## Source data
>> BEGIN

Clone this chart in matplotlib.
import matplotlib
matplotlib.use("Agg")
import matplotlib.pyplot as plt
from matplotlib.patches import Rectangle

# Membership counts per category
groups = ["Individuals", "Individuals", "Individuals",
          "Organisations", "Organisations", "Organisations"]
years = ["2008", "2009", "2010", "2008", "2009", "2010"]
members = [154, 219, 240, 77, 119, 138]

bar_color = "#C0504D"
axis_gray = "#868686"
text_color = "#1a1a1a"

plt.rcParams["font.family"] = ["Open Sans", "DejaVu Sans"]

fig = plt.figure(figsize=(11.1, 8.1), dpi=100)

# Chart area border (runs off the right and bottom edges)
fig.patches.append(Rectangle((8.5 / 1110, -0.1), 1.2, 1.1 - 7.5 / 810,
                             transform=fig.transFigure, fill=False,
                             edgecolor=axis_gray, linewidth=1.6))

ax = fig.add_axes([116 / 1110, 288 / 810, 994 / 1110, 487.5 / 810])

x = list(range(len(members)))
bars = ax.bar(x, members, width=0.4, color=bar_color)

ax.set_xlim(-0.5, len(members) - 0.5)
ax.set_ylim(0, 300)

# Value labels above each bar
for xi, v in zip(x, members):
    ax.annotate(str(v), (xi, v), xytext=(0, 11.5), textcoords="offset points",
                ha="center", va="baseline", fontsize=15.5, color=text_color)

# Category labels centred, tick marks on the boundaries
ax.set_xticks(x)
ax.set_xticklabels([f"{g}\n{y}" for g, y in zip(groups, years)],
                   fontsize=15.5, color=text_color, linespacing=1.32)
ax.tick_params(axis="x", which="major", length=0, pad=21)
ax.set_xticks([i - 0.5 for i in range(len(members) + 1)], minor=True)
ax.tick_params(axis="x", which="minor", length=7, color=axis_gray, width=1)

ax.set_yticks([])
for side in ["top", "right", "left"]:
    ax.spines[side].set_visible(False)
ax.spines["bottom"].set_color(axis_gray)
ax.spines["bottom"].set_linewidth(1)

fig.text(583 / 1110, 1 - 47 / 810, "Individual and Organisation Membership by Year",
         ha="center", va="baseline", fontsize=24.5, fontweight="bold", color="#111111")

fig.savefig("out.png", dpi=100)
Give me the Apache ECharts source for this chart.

>> END

Restate each record exactly as written.

Clone this chart in matplotlib.
import matplotlib
matplotlib.use("Agg")
import matplotlib.pyplot as plt
from matplotlib.patches import Rectangle

# Membership counts per category
groups = ["Individuals", "Individuals", "Individuals",
          "Organisations", "Organisations", "Organisations"]
years = ["2008", "2009", "2010", "2008", "2009", "2010"]
members = [154, 219, 240, 77, 119, 138]

bar_color = "#C0504D"
axis_gray = "#868686"
text_color = "#1a1a1a"

plt.rcParams["font.family"] = ["Open Sans", "DejaVu Sans"]

fig = plt.figure(figsize=(11.1, 8.1), dpi=100)

# Chart area border (runs off the right and bottom edges)
fig.patches.append(Rectangle((8.5 / 1110, -0.1), 1.2, 1.1 - 7.5 / 810,
                             transform=fig.transFigure, fill=False,
                             edgecolor=axis_gray, linewidth=1.6))

ax = fig.add_axes([116 / 1110, 288 / 810, 994 / 1110, 487.5 / 810])

x = list(range(len(members)))
bars = ax.bar(x, members, width=0.4, color=bar_color)

ax.set_xlim(-0.5, len(members) - 0.5)
ax.set_ylim(0, 300)

# Value labels above each bar
for xi, v in zip(x, members):
    ax.annotate(str(v), (xi, v), xytext=(0, 11.5), textcoords="offset points",
                ha="center", va="baseline", fontsize=15.5, color=text_color)

# Category labels centred, tick marks on the boundaries
ax.set_xticks(x)
ax.set_xticklabels([f"{g}\n{y}" for g, y in zip(groups, years)],
                   fontsize=15.5, color=text_color, linespacing=1.32)
ax.tick_params(axis="x", which="major", length=0, pad=21)
ax.set_xticks([i - 0.5 for i in range(len(members) + 1)], minor=True)
ax.tick_params(axis="x", which="minor", length=7, color=axis_gray, width=1)

ax.set_yticks([])
for side in ["top", "right", "left"]:
    ax.spines[side].set_visible(False)
ax.spines["bottom"].set_color(axis_gray)
ax.spines["bottom"].set_linewidth(1)

fig.text(583 / 1110, 1 - 47 / 810, "Individual and Organisation Membership by Year",
         ha="center", va="baseline", fontsize=24.5, fontweight="bold", color="#111111")

fig.savefig("out.png", dpi=100)
Give me the Apache ECharts source for this chart.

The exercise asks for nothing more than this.